▶ [To do]
Only the lines from the first one through the line with "const GRID_ROWS = [5, 2, 1, 0, -1, -2];" should be printed, exactly as they appear.

▶ [Information supplied]
------------------------------------------------------------
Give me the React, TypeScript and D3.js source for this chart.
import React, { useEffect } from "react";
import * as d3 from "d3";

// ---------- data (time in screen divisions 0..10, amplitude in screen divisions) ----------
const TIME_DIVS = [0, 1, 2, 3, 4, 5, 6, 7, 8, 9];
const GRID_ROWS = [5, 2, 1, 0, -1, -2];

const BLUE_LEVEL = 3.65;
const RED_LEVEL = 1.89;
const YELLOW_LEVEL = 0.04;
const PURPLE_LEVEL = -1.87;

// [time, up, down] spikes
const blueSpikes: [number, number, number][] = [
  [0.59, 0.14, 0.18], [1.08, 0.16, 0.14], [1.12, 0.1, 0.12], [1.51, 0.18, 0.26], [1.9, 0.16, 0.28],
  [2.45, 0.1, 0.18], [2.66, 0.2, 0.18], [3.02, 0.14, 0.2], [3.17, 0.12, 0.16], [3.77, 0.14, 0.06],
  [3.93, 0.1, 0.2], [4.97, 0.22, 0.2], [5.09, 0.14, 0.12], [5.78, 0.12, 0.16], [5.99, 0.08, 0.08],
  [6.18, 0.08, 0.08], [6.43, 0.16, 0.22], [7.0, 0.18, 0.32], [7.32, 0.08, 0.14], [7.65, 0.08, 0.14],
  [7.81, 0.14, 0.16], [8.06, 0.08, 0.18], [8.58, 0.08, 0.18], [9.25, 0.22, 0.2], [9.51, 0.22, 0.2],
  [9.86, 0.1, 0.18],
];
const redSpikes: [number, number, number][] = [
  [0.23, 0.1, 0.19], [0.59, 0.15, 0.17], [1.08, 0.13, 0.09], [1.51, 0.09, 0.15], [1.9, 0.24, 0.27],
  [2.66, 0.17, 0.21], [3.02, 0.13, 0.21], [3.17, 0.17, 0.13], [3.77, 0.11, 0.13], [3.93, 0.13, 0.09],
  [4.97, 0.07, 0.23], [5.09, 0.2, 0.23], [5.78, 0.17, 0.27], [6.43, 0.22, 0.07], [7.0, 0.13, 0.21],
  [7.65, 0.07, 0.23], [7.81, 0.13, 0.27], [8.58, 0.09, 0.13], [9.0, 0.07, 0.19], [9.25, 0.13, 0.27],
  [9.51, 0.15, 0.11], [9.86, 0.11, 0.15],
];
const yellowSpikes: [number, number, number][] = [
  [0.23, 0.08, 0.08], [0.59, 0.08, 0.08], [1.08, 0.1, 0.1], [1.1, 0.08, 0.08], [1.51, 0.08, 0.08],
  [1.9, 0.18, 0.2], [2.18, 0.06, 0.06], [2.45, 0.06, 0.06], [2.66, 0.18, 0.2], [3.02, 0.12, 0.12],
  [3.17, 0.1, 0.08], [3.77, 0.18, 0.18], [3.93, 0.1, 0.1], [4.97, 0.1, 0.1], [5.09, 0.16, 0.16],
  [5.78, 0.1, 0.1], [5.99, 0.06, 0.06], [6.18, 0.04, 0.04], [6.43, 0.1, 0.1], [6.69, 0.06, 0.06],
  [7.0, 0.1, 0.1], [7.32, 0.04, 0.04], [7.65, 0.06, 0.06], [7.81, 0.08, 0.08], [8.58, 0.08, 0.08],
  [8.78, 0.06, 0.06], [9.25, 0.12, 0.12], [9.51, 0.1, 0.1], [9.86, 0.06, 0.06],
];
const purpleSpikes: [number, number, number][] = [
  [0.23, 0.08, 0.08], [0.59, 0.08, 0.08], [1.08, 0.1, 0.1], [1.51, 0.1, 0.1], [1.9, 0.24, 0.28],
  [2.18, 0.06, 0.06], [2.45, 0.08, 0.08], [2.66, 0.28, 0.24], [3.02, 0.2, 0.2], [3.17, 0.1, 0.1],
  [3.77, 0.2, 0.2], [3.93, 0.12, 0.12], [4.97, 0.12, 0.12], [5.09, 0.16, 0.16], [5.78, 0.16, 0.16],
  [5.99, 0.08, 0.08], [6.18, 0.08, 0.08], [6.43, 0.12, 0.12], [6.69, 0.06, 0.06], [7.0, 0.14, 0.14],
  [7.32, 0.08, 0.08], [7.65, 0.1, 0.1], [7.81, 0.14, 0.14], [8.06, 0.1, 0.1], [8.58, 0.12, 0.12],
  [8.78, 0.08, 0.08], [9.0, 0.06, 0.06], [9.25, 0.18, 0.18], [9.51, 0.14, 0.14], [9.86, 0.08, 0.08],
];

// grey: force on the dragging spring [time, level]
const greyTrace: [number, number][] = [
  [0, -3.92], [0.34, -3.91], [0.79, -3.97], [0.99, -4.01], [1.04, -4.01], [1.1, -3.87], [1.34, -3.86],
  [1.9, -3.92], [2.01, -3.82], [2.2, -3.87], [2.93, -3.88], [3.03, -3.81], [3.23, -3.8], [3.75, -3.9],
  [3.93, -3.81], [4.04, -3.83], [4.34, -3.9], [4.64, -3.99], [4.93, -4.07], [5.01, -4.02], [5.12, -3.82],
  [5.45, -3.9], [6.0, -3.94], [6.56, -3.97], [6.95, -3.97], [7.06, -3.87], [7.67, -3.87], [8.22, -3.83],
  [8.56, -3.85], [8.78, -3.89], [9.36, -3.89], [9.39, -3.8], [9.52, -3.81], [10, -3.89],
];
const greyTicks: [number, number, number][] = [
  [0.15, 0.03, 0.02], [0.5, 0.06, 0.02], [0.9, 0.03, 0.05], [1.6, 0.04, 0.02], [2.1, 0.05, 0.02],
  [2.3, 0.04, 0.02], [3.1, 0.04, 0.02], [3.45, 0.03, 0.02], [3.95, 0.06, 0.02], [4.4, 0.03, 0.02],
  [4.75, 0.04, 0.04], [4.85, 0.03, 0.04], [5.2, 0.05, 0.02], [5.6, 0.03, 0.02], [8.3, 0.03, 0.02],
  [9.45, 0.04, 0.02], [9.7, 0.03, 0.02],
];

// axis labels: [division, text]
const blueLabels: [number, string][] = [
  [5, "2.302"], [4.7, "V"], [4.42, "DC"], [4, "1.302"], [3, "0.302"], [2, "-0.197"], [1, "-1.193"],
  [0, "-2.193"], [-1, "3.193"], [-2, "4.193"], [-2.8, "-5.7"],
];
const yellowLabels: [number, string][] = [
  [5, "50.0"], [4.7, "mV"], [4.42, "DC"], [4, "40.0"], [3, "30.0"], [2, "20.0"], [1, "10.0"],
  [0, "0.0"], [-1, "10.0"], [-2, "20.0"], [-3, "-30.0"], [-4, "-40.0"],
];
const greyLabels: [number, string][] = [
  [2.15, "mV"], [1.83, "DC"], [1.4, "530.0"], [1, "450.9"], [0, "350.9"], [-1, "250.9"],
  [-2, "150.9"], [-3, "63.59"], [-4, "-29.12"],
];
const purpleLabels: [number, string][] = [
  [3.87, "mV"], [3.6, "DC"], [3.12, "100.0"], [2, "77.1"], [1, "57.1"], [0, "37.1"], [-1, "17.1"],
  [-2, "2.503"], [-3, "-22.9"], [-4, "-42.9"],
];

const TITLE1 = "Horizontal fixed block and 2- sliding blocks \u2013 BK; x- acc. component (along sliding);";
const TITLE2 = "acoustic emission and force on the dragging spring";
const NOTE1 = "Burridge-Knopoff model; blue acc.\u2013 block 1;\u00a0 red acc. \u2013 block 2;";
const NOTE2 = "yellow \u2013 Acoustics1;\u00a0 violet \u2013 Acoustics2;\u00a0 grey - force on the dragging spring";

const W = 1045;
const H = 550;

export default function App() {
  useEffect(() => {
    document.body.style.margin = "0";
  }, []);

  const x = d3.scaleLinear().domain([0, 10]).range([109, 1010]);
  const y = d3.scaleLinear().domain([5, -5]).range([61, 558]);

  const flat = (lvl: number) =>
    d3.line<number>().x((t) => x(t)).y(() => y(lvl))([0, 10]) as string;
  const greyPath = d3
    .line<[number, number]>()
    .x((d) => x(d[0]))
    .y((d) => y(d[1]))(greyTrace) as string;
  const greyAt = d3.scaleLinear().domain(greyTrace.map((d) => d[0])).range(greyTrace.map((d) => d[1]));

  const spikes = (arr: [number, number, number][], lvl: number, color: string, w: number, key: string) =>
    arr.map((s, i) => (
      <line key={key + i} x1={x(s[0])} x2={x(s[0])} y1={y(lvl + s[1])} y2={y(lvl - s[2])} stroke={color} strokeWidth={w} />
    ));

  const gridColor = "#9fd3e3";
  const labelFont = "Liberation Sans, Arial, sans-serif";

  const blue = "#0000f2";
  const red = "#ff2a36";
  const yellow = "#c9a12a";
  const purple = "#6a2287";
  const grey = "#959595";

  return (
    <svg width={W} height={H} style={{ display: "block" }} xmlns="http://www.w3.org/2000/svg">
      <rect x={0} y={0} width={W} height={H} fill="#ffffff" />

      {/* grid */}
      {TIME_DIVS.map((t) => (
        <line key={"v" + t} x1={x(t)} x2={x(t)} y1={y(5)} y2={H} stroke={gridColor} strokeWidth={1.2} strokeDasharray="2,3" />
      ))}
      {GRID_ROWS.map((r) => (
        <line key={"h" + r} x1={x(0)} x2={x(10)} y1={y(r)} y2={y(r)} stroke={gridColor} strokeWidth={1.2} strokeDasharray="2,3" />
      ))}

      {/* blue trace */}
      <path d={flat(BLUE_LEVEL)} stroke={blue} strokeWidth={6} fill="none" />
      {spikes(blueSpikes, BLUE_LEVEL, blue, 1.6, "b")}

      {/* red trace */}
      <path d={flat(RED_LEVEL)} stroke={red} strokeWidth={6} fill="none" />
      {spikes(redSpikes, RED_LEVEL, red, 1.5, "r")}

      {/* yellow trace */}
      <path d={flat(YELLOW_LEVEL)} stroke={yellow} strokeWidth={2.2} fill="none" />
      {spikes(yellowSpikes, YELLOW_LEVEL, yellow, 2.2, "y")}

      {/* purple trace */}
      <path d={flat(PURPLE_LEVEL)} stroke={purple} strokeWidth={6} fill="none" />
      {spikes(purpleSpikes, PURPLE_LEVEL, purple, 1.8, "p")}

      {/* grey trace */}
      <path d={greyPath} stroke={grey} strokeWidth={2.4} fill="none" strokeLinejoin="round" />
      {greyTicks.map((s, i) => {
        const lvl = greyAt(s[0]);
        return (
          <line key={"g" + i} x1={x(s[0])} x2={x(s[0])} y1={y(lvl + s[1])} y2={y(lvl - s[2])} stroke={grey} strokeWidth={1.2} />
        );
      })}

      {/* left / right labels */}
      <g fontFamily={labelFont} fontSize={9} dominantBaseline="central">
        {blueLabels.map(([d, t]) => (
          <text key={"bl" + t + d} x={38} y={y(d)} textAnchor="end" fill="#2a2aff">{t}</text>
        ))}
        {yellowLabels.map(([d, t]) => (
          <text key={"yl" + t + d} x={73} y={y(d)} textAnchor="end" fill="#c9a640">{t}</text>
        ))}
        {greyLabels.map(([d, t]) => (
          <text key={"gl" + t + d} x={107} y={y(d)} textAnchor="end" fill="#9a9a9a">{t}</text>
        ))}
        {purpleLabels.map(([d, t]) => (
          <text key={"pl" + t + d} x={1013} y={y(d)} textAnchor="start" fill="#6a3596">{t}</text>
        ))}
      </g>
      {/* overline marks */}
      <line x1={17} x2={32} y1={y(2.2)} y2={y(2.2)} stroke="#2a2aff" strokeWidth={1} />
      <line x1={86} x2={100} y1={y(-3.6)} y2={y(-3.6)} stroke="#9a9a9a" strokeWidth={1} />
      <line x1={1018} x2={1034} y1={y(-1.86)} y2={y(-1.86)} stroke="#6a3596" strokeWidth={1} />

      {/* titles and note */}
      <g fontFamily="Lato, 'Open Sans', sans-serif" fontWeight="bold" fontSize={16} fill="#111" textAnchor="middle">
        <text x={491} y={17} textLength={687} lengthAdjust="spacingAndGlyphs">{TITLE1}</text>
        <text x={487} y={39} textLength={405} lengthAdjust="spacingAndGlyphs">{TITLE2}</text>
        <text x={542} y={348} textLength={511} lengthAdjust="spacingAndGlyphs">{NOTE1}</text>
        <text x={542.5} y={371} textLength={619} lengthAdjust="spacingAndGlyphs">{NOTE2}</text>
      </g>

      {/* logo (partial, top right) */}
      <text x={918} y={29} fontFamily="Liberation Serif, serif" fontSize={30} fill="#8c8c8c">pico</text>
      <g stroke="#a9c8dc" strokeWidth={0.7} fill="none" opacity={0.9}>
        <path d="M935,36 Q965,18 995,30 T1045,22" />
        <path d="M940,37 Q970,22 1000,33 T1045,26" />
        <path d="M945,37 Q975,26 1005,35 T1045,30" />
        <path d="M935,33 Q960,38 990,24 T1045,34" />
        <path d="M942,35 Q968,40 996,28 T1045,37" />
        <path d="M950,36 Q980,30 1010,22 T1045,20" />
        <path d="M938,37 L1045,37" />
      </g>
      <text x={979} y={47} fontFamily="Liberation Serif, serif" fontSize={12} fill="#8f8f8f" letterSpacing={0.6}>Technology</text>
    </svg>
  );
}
------------------------------------------------------------
▶ [Written solution]
Give me the React, TypeScript and D3.js source for this chart.
import React, { useEffect } from "react";
import * as d3 from "d3";

// ---------- data (time in screen divisions 0..10, amplitude in screen divisions) ----------
const TIME_DIVS = [0, 1, 2, 3, 4, 5, 6, 7, 8, 9];
const GRID_ROWS = [5, 2, 1, 0, -1, -2];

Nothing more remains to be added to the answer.